== PROVIDED DATA
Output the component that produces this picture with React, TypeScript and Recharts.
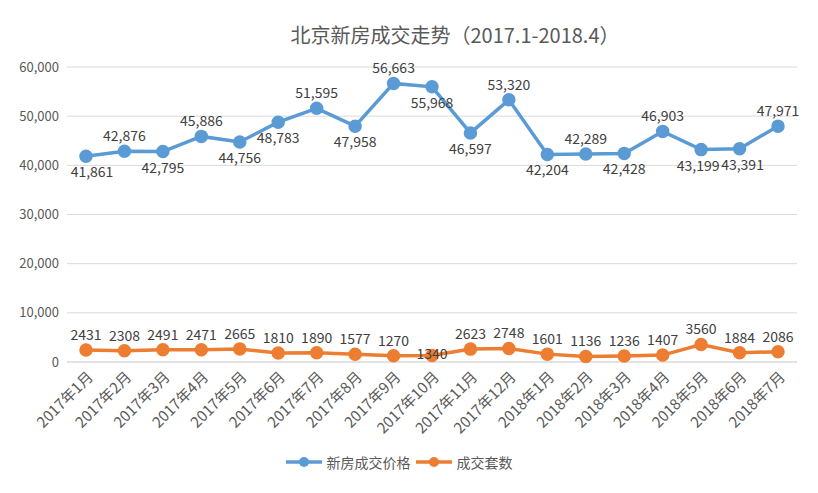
import React from 'react';
import { CartesianGrid, Legend, Line, LineChart, XAxis, YAxis } from 'recharts';

const months = [
  '2017年1月', '2017年2月', '2017年3月', '2017年4月', '2017年5月', '2017年6月',
  '2017年7月', '2017年8月', '2017年9月', '2017年10月', '2017年11月', '2017年12月',
  '2018年1月', '2018年2月', '2018年3月', '2018年4月', '2018年5月', '2018年6月', '2018年7月',
];
const prices = [
  41861, 42876, 42795, 45886, 44756, 48783, 51595, 47958, 56663, 55968,
  46597, 53320, 42204, 42289, 42428, 46903, 43199, 43391, 47971,
];
const deals = [
  2431, 2308, 2491, 2471, 2665, 1810, 1890, 1577, 1270, 1340,
  2623, 2748, 1601, 1136, 1236, 1407, 3560, 1884, 2086,
];
const yTicks = [0, 10000, 20000, 30000, 40000, 50000, 60000];

// which price labels sit under the point (Excel placed them by hand)
const priceBelow = new Set([0, 2, 4, 5, 7, 9, 10, 12, 14, 16, 17]);

const data = months.map((m, i) => ({ month: m, price: prices[i], deals: deals[i] }));

const FONT = '"Noto Sans CJK SC", "Noto Sans", sans-serif';
const BLUE = '#5b9bd5';
const ORANGE = '#ed7d31';
const fmt = (v: number) => v.toLocaleString('en-US');

const MonthTick = (props: any) => {
  const { x, y, payload } = props;
  return (
    <g transform={`translate(${x + 8},${y + 8})`}>
      <text textAnchor="end" transform="rotate(-45)" fontSize={15} fill="#595959" fontFamily={FONT}>
        {payload.value}
      </text>
    </g>
  );
};

const PriceLabel = (props: any) => {
  const { x, y, value, index } = props;
  const dy = priceBelow.has(index) ? 21 : -10;
  const dx = index === 0 ? 6 : index === 16 ? -3 : index === 17 ? 3 : 0;
  return (
    <text x={x + dx} y={y + dy} textAnchor="middle" fontSize={14} fill="#404040" fontFamily={FONT}>
      {fmt(value)}
    </text>
  );
};

const DealLabel = (props: any) => {
  const { x, y, value, index } = props;
  const dy = index === 9 ? 4 : -10;
  return (
    <text x={x} y={y + dy} textAnchor="middle" fontSize={14} fill="#404040" fontFamily={FONT}>
      {value}
    </text>
  );
};

const legendItems = [
  { name: '新房成交价格', color: BLUE },
  { name: '成交套数', color: ORANGE },
];

const LegendContent = () => (
  <div style={{ display: 'flex', justifyContent: 'center', gap: 4, fontSize: 14, color: '#595959', fontFamily: FONT }}>
    {legendItems.map((it) => (
      <span key={it.name} style={{ display: 'inline-flex', alignItems: 'center' }}>
        <svg width={38} height={12} style={{ marginRight: 4 }}>
          <line x1={1} y1={6} x2={37} y2={6} stroke={it.color} strokeWidth={3.5} />
          <circle cx={19} cy={6} r={5} fill={it.color} />
        </svg>
        {it.name}
      </span>
    ))}
  </div>
);

export default function App() {
  return (
    <div style={{ position: 'absolute', left: 0, top: 0, width: 818, height: 493, background: '#fff', fontFamily: FONT }}>
      <div
        style={{
          position: 'absolute',
          top: 20,
          left: 0,
          width: 910,
          textAlign: 'center',
          fontSize: 20,
          color: '#595959',
        }}
      >
        北京新房成交走势（2017.1-2018.4）
      </div>
      <LineChart width={818} height={493} data={data} margin={{ top: 67, right: 21, left: 0, bottom: 21 }}>
        <CartesianGrid vertical={false} stroke="#d9d9d9" />
        <XAxis
          dataKey="month"
          interval={0}
          height={90}
          padding={{ left: 19, right: 19 }}
          tick={<MonthTick />}
          axisLine={{ stroke: '#d9d9d9' }}
          tickLine={false}
        />
        <YAxis
          width={67}
          domain={[0, 60000]}
          ticks={yTicks}
          tickFormatter={fmt}
          axisLine={false}
          tickLine={false}
          tick={{ fontSize: 13, fill: '#595959', fontFamily: FONT }}
        />
        <Legend verticalAlign="bottom" content={<LegendContent />} />
        <Line
          type="linear"
          dataKey="price"
          name="新房成交价格"
          stroke={BLUE}
          strokeWidth={3.5}
          dot={{ r: 5, fill: BLUE, stroke: BLUE }}
          label={<PriceLabel />}
          isAnimationActive={false}
        />
        <Line
          type="linear"
          dataKey="deals"
          name="成交套数"
          stroke={ORANGE}
          strokeWidth={3.5}
          dot={{ r: 5, fill: ORANGE, stroke: ORANGE }}
          label={<DealLabel />}
          isAnimationActive={false}
        />
      </LineChart>
    </div>
  );
}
====
* [YOUR INSTRUCTIONS]: Using the listing above, work out how many of its lines include "React", and give only the result.

* [CORRECT ANSWER]: 2